Irregular Fixation: I. Fixed points and librating orbits of the Brown Hamiltonian

TL;DR

This paper analytically studies fixed points and librating orbits in hierarchical triple systems considering the Brown Hamiltonian, revealing complex stability structures and implications for astrophysical systems.

Contribution

It derives modified fixed points including the Brown Hamiltonian and analyzes librating orbits, expanding understanding of long-term orbital evolution in hierarchical triples.

Findings

Analytical fixed points including Brown Hamiltonian derived.

Numerical discovery of fractal-like stability and libration zones.

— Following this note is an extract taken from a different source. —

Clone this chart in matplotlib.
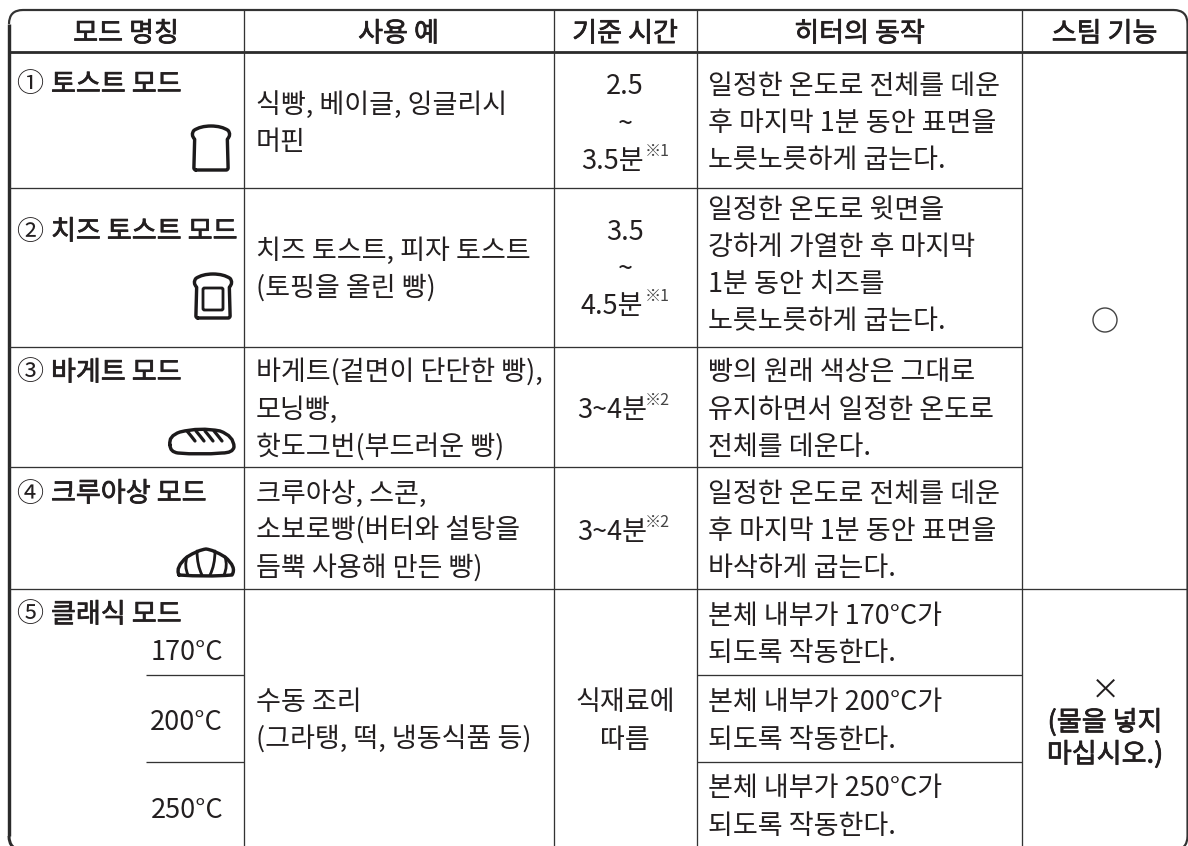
#!/usr/bin/env python3
"""Korean toaster mode table, drawn in pixel coordinates."""

import matplotlib

matplotlib.use("Agg")
import matplotlib.patheffects as pe
import matplotlib.pyplot as plt
from matplotlib.patches import Circle, FancyBboxPatch, PathPatch
from matplotlib.path import Path

plt.rcParams["font.family"] = ["Noto Sans CJK KR", "DejaVu Sans"]

# Table content
HEADERS = ["모드 명칭", "사용 예", "기준 시간", "히터의 동작", "스팀 기능"]
MODE_NUMBERS = ["①", "②", "③", "④", "⑤"]
MODE_NAMES = ["토스트 모드", "치즈 토스트 모드", "바게트 모드", "크루아상 모드", "클래식 모드"]
TEMPERATURES = ["170°C", "200°C", "250°C"]
USAGE = [
    ["식빵, 베이글, 잉글리시", "머핀"],
    ["치즈 토스트, 피자 토스트", "(토핑을 올린 빵)"],
    ["바게트(겉면이 단단한 빵),", "모닝빵,", "핫도그번(부드러운 빵)"],
    ["크루아상, 스콘,", "소보로빵(버터와 설탕을", "듬뿍 사용해 만든 빵)"],
    ["수동 조리", "(그라탱, 떡, 냉동식품 등)"],
]
TIMES = [
    ["2.5", "~", "3.5분"],
    ["3.5", "~", "4.5분"],
    ["3~4분"],
    ["3~4분"],
    ["식재료에", "따름"],
]
TIME_NOTES = ["※1", "※1", "※2", "※2", ""]
HEATER = [
    ["일정한 온도로 전체를 데운", "후 마지막 1분 동안 표면을", "노릇노릇하게 굽는다."],
    ["일정한 온도로 윗면을", "강하게 가열한 후 마지막", "1분 동안 치즈를", "노릇노릇하게 굽는다."],
    ["빵의 원래 색상은 그대로", "유지하면서 일정한 온도로", "전체를 데운다."],
    ["일정한 온도로 전체를 데운", "후 마지막 1분 동안 표면을", "바삭하게 굽는다."],
    ["본체 내부가 170°C가", "되도록 작동한다."],
    ["본체 내부가 200°C가", "되도록 작동한다."],
    ["본체 내부가 250°C가", "되도록 작동한다."],
]
STEAM_NO = ["×", "(물을 넣지", "마십시오.)"]

# Layout, in reference pixels
COL_X = [243.5, 553.5, 697, 1022]
ROW_Y = [52, 187.7, 346.7, 467.3, 588.7]
SUB_Y = [675.3, 762]
LINE_STEP = 37.3
INK = "#231f20"
BODY = 19.5
MODE_Y = [82, 229, 370, 491, 612]
USAGE_Y = [102, 248, 370, 491, 700]
TIME_Y = [84, 229, 407, 529, 700]
HEATER_Y = [83, 207, 370, 491, 613, 700, 786]
TEMP_Y = [649, 720, 807]
DY = 10.5  # centre of a line to its baseline
MEDIUM = [pe.withStroke(linewidth=0.55, foreground=INK)]


def px(width):
    return width * 72 / 100


def rule(ax, x0, x1, y0, y1, width=1.3, color="#333333"):
    ax.plot([x0, x1], [y0, y1], color=color, lw=px(width), solid_capstyle="butt", zorder=2)


def put(ax, x, y, text, ha="left", size=BODY, medium=False, color=INK):
    t = ax.text(x, y + DY, text, ha=ha, va="baseline", fontsize=size, color=color)
    if medium:
        t.set_path_effects(MEDIUM)
    return t


def stroke_path(ax, verts, codes, width=3.4):
    ax.add_patch(PathPatch(Path(verts, codes), fc="none", ec="#1c1a1b", lw=px(width),
                           capstyle="round", joinstyle="round", zorder=3))


M, L, C3 = Path.MOVETO, Path.LINETO, Path.CURVE3


def toast_outline(x0, x1, y0, y1):
    w, h = x1 - x0, y1 - y0
    verts = [
        (x0 + 0.10 * w, y1), (x0 + 0.05 * w, y1), (x0 + 0.05 * w, y1 - 0.05 * h),
        (x0 + 0.07 * w, y0 + 0.30 * h), (x0 - 0.04 * w, y0 + 0.20 * h), (x0 + 0.05 * w, y0 + 0.10 * h),
        (x0 + 0.22 * w, y0), (x0 + 0.50 * w, y0), (x0 + 0.78 * w, y0), (x0 + 0.95 * w, y0 + 0.10 * h),
        (x1 + 0.04 * w, y0 + 0.20 * h), (x1 - 0.07 * w, y0 + 0.30 * h),
        (x1 - 0.05 * w, y1 - 0.05 * h), (x1 - 0.05 * w, y1), (x1 - 0.10 * w, y1),
        (x0 + 0.10 * w, y1),
    ]
    codes = [M, C3, C3, L, C3, C3, C3, C3, C3, C3, C3, C3, L, C3, C3, L]
    return verts, codes


def draw_icons(ax):
    # plain toast
    verts, codes = toast_outline(192, 230, 126, 170)
    stroke_path(ax, verts, codes)
    # toast with cheese square
    verts, codes = toast_outline(194, 232, 274, 318)
    stroke_path(ax, verts, codes)
    ax.add_patch(FancyBboxPatch((203, 288), 20, 22, boxstyle="round,pad=0,rounding_size=1.5",
                                fc="none", ec="#1c1a1b", lw=px(2.8), zorder=3))
    # baguette
    stroke_path(ax, [(170, 445), (168, 436), (180, 432), (200, 427), (220, 431), (234, 436),
                     (234, 447), (233, 453), (222, 453), (200, 455), (178, 453), (170, 452), (170, 445)],
                [M, C3, C3, C3, C3, C3, C3, C3, C3, C3, C3, C3, C3])
    for x in (187, 196, 205, 214):
        stroke_path(ax, [(x, 431), (x + 5, 437), (x + 8, 441)], [M, C3, C3], width=3.2)
    # croissant
    stroke_path(ax, [(179, 575), (175, 567), (187, 557), (198, 550), (206, 549), (214, 550),
                     (225, 557), (237, 567), (232, 575), (206, 577), (179, 575)],
                [M, C3, C3, C3, C3, C3, C3, C3, C3, C3, C3])
    stroke_path(ax, [(197, 551), (197, 565), (202, 575)], [M, C3, C3], width=2.8)
    stroke_path(ax, [(215, 551), (215, 565), (210, 575)], [M, C3, C3], width=2.8)
    stroke_path(ax, [(187, 557), (184, 566), (188, 575)], [M, C3, C3], width=2.8)
    stroke_path(ax, [(225, 557), (228, 566), (224, 575)], [M, C3, C3], width=2.8)


def draw_frame(ax):
    r = 14
    left, right, top, bottom = 9, 1187.5, 10, 850
    ax.add_patch(PathPatch(
        Path([(left, top + r), (left, top), (left + r, top), (right - r, top), (right, top),
              (right, top + r), (right, bottom - r), (right, bottom), (right - r, bottom)],
             [M, C3, C3, L, C3, C3, L, C3, C3]),
        fc="none", ec="#333333", lw=px(2.2), zorder=2))
    rule(ax, left, left, top + r, bottom - r, width=3.4, color="#2b2b2b")
    ax.add_patch(PathPatch(
        Path([(left, bottom - r), (left, bottom), (left + r, bottom)], [M, C3, C3]),
        fc="none", ec="#2b2b2b", lw=px(3.0), zorder=2))
    rule(ax, left, right, 52, 52, width=2.8, color="#2b2b2b")


def main():
    fig = plt.figure(figsize=(11.88, 8.46), dpi=100, facecolor="white")
    ax = fig.add_axes([0, 0, 1, 1])
    ax.set_xlim(0, 1188)
    ax.set_ylim(846, 0)
    ax.axis("off")

    draw_frame(ax)

    # inner rules
    for x in COL_X:
        rule(ax, x, x, 10, 846)
    for y in ROW_Y[1:4]:
        rule(ax, 9, COL_X[3], y, y)
    rule(ax, 9, 1187, ROW_Y[4], ROW_Y[4])
    for y in SUB_Y:
        rule(ax, 146, COL_X[0], y, y)
        rule(ax, COL_X[2], COL_X[3], y, y)

    # header
    centres = [126, 398.5, 625, 859.5, 1104.5]
    for x, label in zip(centres, HEADERS):
        put(ax, x, 31, label, ha="center", medium=True)

    # first column
    for y, num, name in zip(MODE_Y, MODE_NUMBERS, MODE_NAMES):
        put(ax, 16, y, num)
        put(ax, 51, y, name, medium=True)
    for y, temp in zip(TEMP_Y, TEMPERATURES):
        put(ax, 223, y, temp, ha="right")
    draw_icons(ax)

    # usage
    for y, lines in zip(USAGE_Y, USAGE):
        for i, line in enumerate(lines):
            put(ax, 256, y + i * LINE_STEP, line)

    # standard time, the last line moves left when it carries a footnote mark
    for y, lines, note in zip(TIME_Y, TIMES, TIME_NOTES):
        for i, line in enumerate(lines):
            last_line = i == len(lines) - 1
            put(ax, 612 if note and last_line else 625, y + i * LINE_STEP, line, ha="center")
        if note:
            last = y + (len(lines) - 1) * LINE_STEP
            ax.text(645, last + DY - 13, note, ha="left", va="baseline", fontsize=11.5, color="#444444")

    # heater behaviour
    for y, lines in zip(HEATER_Y, HEATER):
        for i, line in enumerate(lines):
            put(ax, 708, y + i * LINE_STEP, line)

    # steam
    ax.add_patch(Circle((1105, 320), 12, fc="none", ec="#444444", lw=px(1.4), zorder=3))
    put(ax, 1105, 688, STEAM_NO[0], ha="center", size=21)
    for y, line in zip([720, 752], STEAM_NO[1:]):
        put(ax, 1105, y, line, ha="center", medium=True)

    fig.savefig("out.png", dpi=100, facecolor="white")


if __name__ == "__main__":
    main()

Retrograde orbits exhibit greater stability and libration regions.

Abstract

In hierarchical triple systems, the inner binary is slowly perturbed by a distant companion, giving rise to large-scale oscillations in eccentricity and inclination, known as von-Zeipel-Lidov-Kozai (ZLK) oscillations. Stable systems with a mild hierarchy, where the period ratio is not too small, require an additional corrective term, known as the Brown Hamiltonian, to adequately account for their long-term evolution. Although the Brown Hamiltonian has been used to accurately describe the highly eccentric systems on circulating orbits where the periapse completes a complete revolution, the analysis near its elliptical fixed points had been overlooked. We derive analytically the modified fixed points including the Brown Hamiltonian and analyse its librating orbits (where the periapse motion is limited in range). We compare our result to the direct three-body integrations of millions of orbits and discuss the regimes of validity. We numerically discover the regions of orbital instability, allowed and forbidden librating zones with a complex, fractal, structure. The retrograde orbits, where the mutual inclination is $\iota > 90\ \rm deg$, are more stable and allowed to librate for larger areas of the parameter space. We find numerical fits for the librating-circulating boundary. Finally, we discuss the astrophysical implications for systems of satellites, stars and compact objects. In a companion paper (paper II), we apply our formalism to the orbits of irregular satellites around giant planets.